ただしこれら意識に対して、実際に運動などの何かしらの行動を起こしている人は約半数に留まっており、健康に対する意欲と行動にバラつきがあるのも事実。また、60~70代以降に意識が高まる「末永く健康でいたい」という意欲は、その時点から行動を起こしても骨密度や強度などは回復が難しい領域となりますので、
若い頃からの積み上げの差が出てしまう
のも事実です。
つまり、老化を意識しはじめる30代後半~40代くらいから健康寿命を延ばすための意識を高め、エイジングケアに対する知識と実際に行動を起こすことが重要で、早い段階から「老化による見た目の変化や機能低下は致し方ないこと」を理解し、
20~30年先を見据えて「いま何をすべきか?」という点を考える
ことも大切です。
世の中的にはどうしても「老化=ネガティブ」という印象が根強いため、見た目の対策に傾倒しがちな環境ではありますが、早めに老化を理解し受け入れることで取れる対策の選択肢が広がります。
例えば、老化現象の典型でもある老眼は、早めに老眼鏡を使用することで目の負担を軽減することができますし(参考記事:▼40代から考えるリーディンググラスとの上手な付き合い方)、年齢と共に低下する筋肉量においても、筋トレなどで筋肉が刺激されることによって骨の生成サイクルを促進することができます。(参考記事::▼軽視厳禁!加齢による筋量減少と骨密度低下のケアと対策)

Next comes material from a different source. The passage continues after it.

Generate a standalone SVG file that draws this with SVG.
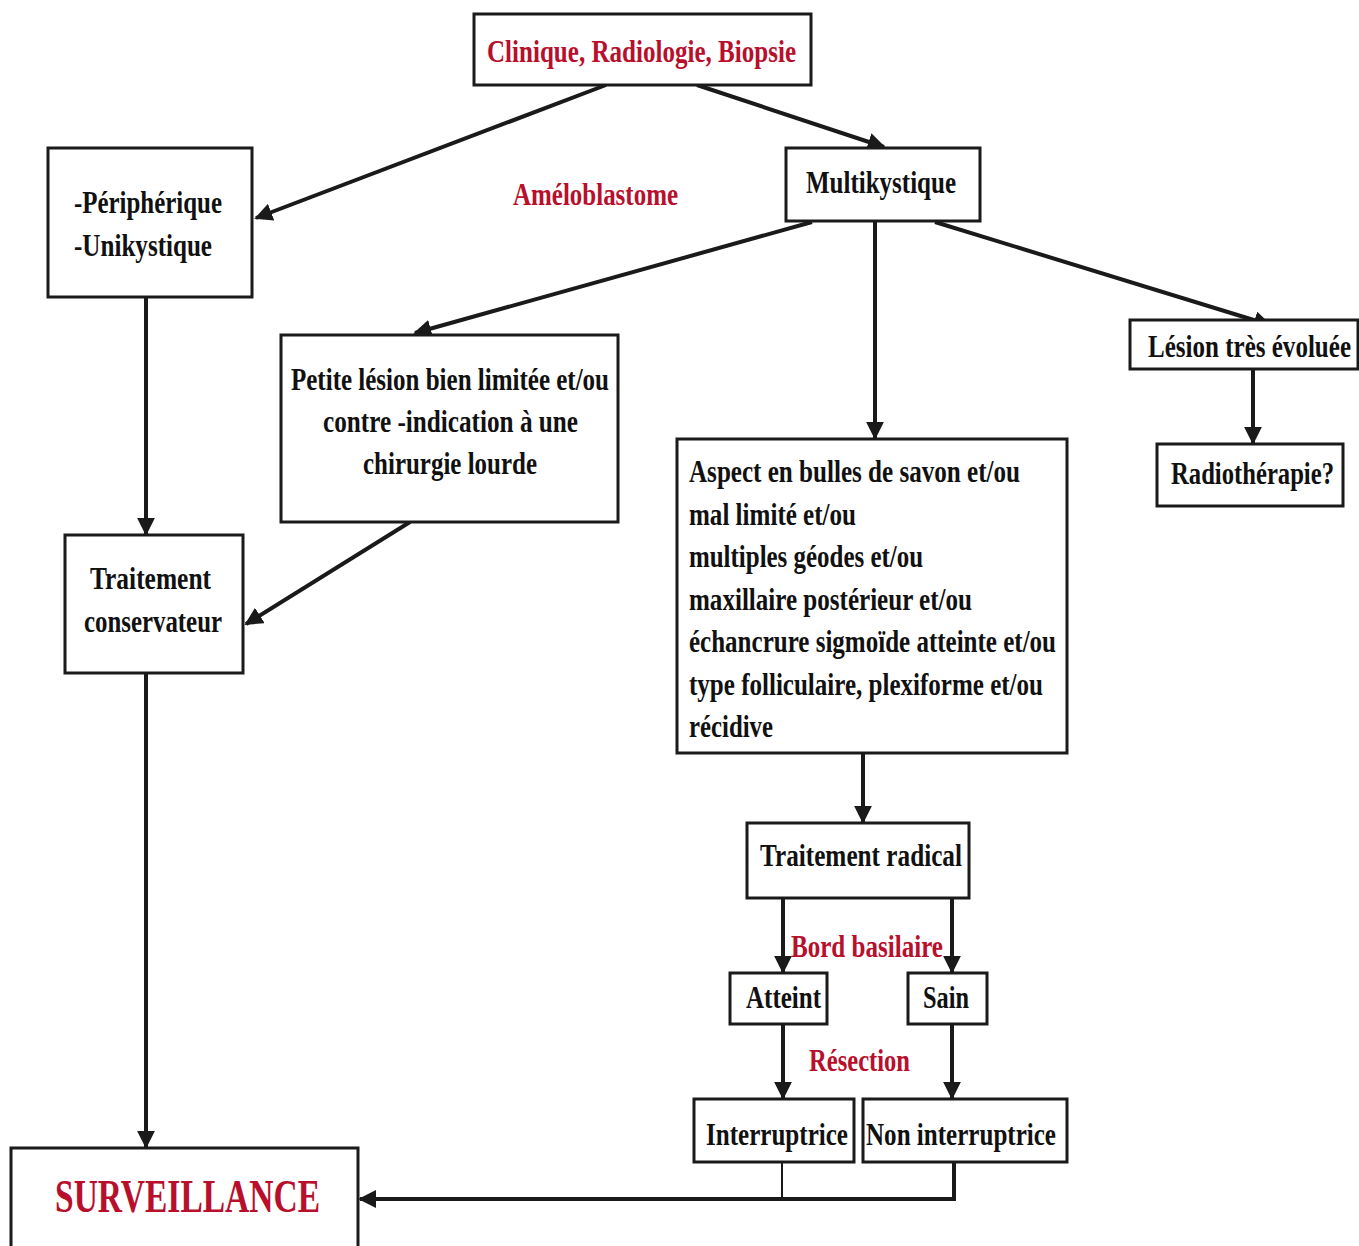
<svg xmlns="http://www.w3.org/2000/svg" width="1359" height="1246" viewBox="0 0 1359 1246">
<style>
rect.box{fill:#fff;stroke:#1a1a1a;stroke-width:3}
text{font-family:"Liberation Serif","Times New Roman",serif;font-weight:bold;font-size:31px;fill:#111}
text.red{fill:#b8102c}
.c line,.c path,.c polyline{stroke:#1a1a1a;stroke-width:4;fill:none}
</style>
<defs>
<marker id="ah" viewBox="0 0 10 10" refX="9" refY="5" markerWidth="4.5" markerHeight="4.5" markerUnits="strokeWidth" orient="auto">
<path d="M0,0 L10,5 L0,10 Z" fill="#1a1a1a"/>
</marker>
</defs>
<rect width="1359" height="1246" fill="#fff"/>
<g class="c" id="connectors">
<line x1="606" y1="85" x2="256" y2="218" marker-end="url(#ah)"/>
<line x1="697" y1="85" x2="884" y2="147" marker-end="url(#ah)"/>
<line x1="812" y1="222" x2="415" y2="333" marker-end="url(#ah)"/>
<line x1="875" y1="222" x2="875" y2="438" marker-end="url(#ah)"/>
<line x1="935" y1="222" x2="1270" y2="325" marker-end="url(#ah)"/>
<line x1="1253" y1="369" x2="1253" y2="443" marker-end="url(#ah)"/>
<line x1="146" y1="297" x2="146" y2="534" marker-end="url(#ah)"/>
<line x1="410" y1="522" x2="246" y2="624" marker-end="url(#ah)"/>
<line x1="146" y1="673" x2="146" y2="1147" marker-end="url(#ah)"/>
<line x1="863" y1="753" x2="863" y2="822" marker-end="url(#ah)"/>
<line x1="783" y1="898" x2="783" y2="972" marker-end="url(#ah)"/>
<line x1="952" y1="898" x2="952" y2="972" marker-end="url(#ah)"/>
<line x1="783" y1="1024" x2="783" y2="1098" marker-end="url(#ah)"/>
<line x1="952" y1="1024" x2="952" y2="1098" marker-end="url(#ah)"/>
<line x1="782" y1="1162" x2="782" y2="1199" style="stroke-width:2"/>
<polyline points="954,1162 954,1199 360,1199" marker-end="url(#ah)"/>
</g>
<g id="n-top"><rect class="box" x="474" y="14" width="337" height="71"/>
<text class="red" x="487" y="62" textLength="309" lengthAdjust="spacingAndGlyphs">Clinique, Radiologie, Biopsie</text></g>
<g id="n-periph"><rect class="box" x="48" y="148" width="204" height="149"/>
<text x="74" y="213" textLength="148" lengthAdjust="spacingAndGlyphs">-Périphérique</text>
<text x="74" y="256" textLength="138" lengthAdjust="spacingAndGlyphs">-Unikystique</text></g>
<g id="n-amelo"><text class="red" x="513" y="205" textLength="165" lengthAdjust="spacingAndGlyphs">Améloblastome</text></g>
<g id="n-multi"><rect class="box" x="786" y="148" width="194" height="73"/>
<text x="806" y="193" textLength="150" lengthAdjust="spacingAndGlyphs">Multikystique</text></g>
<g id="n-petite"><rect class="box" x="281" y="335" width="337" height="187"/>
<text x="291" y="390" textLength="318" lengthAdjust="spacingAndGlyphs">Petite lésion bien limitée et/ou</text>
<text x="323" y="432" textLength="255" lengthAdjust="spacingAndGlyphs">contre -indication à une</text>
<text x="363" y="474" textLength="174" lengthAdjust="spacingAndGlyphs">chirurgie lourde</text></g>
<g id="n-lesion"><rect class="box" x="1130" y="320" width="228" height="49"/>
<text transform="translate(1148,357) scale(0.8,1)" x="0" y="0" textLength="253.75" lengthAdjust="spacingAndGlyphs">Lésion très évoluée</text></g>
<g id="n-radio"><rect class="box" x="1157" y="444" width="186" height="62"/>
<text transform="translate(1171,484) scale(0.75,1)" x="0" y="0" textLength="217.3" lengthAdjust="spacingAndGlyphs">Radiothérapie?</text></g>
<g id="n-aspect"><rect class="box" x="677" y="439" width="390" height="314"/>
<text x="689" y="482" textLength="331" lengthAdjust="spacingAndGlyphs">Aspect en bulles de savon et/ou</text>
<text x="689" y="525" textLength="167" lengthAdjust="spacingAndGlyphs">mal limité et/ou</text>
<text x="689" y="567" textLength="234" lengthAdjust="spacingAndGlyphs">multiples géodes et/ou</text>
<text x="689" y="610" textLength="283" lengthAdjust="spacingAndGlyphs">maxillaire postérieur et/ou</text>
<text x="689" y="652" textLength="367" lengthAdjust="spacingAndGlyphs">échancrure sigmoïde atteinte et/ou</text>
<text x="689" y="695" textLength="354" lengthAdjust="spacingAndGlyphs">type folliculaire, plexiforme et/ou</text>
<text x="689" y="737" textLength="84" lengthAdjust="spacingAndGlyphs">récidive</text></g>
<g id="n-conserv"><rect class="box" x="65" y="535" width="178" height="138"/>
<text x="90" y="589" textLength="121" lengthAdjust="spacingAndGlyphs">Traitement</text>
<text x="84" y="632" textLength="138" lengthAdjust="spacingAndGlyphs">conservateur</text></g>
<g id="n-radical"><rect class="box" x="747" y="823" width="222" height="75"/>
<text x="760" y="866" textLength="202" lengthAdjust="spacingAndGlyphs">Traitement radical</text></g>
<g id="n-bord"><text class="red" x="791" y="957" textLength="152" lengthAdjust="spacingAndGlyphs">Bord basilaire</text></g>
<g id="n-atteint"><rect class="box" x="730" y="973" width="97" height="51"/>
<text x="746" y="1008" textLength="75" lengthAdjust="spacingAndGlyphs">Atteint</text></g>
<g id="n-sain"><rect class="box" x="908" y="973" width="79" height="51"/>
<text x="923" y="1008" textLength="46" lengthAdjust="spacingAndGlyphs">Sain</text></g>
<g id="n-resection"><text class="red" x="809" y="1071" textLength="101" lengthAdjust="spacingAndGlyphs">Résection</text></g>
<g id="n-interr"><rect class="box" x="694" y="1099" width="160" height="63"/>
<text x="706" y="1145" textLength="142" lengthAdjust="spacingAndGlyphs">Interruptrice</text></g>
<g id="n-noninterr"><rect class="box" x="863" y="1099" width="204" height="63"/>
<text x="866" y="1145" textLength="190" lengthAdjust="spacingAndGlyphs">Non interruptrice</text></g>
<g id="n-surv"><rect class="box" x="11" y="1148" width="347" height="110"/>
<text class="red" x="55" y="1212" style="font-size:46px" textLength="265" lengthAdjust="spacingAndGlyphs">SURVEILLANCE</text></g>
</svg>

では、実際にエイジングリテラシーを高めるためにはどのようにしたら良いか?
という点については、まず老化現象が現れる領域を把握し、日常生活のなかで自身が取れる対策領域を対処していくことが肝要です。
≪老化現象が現れる主な領域≫
- 筋肉・骨・関節
- 心臓・血管系
- 視力・聴力など感覚系
- 自律神経・代謝系
- ホルモン・免疫系
- 消化・泌尿器系
- 皮膚など外見系 など
老化は概ね全身で満遍なく進行するため、健康寿命を延ばす目的に限らず総合的に対処する必要があります。例えば、骨や筋肉であれば適度な強度運動、動脈硬化などを予防するためには食生活に留意して有酸素運動を習慣化する、目の酷使を避けて視力の低下を避けるなど、取れる対策は意外と多いもの。
数あるエイジングケアのなかで、すべてのケアを習慣化できるのが理想ではありますが、ご自身の生活習慣と照らしあわせ、実施できるケアを着実に積み上げていくことで、
まさに老後の自立度の明暗を分ける
と言っても過言ではありません。
そういう観点でも、エイジングリテラシーを高めることで、老化に対して適切に対応できる能力や知識を持つことが大切です。健康寿命を延ばすことで、ご自身の老後生活の質の維持はもちろん、介護者の負担軽減など社会的にも意義があるということの意識を高めていくことが課題と言えるでしょう。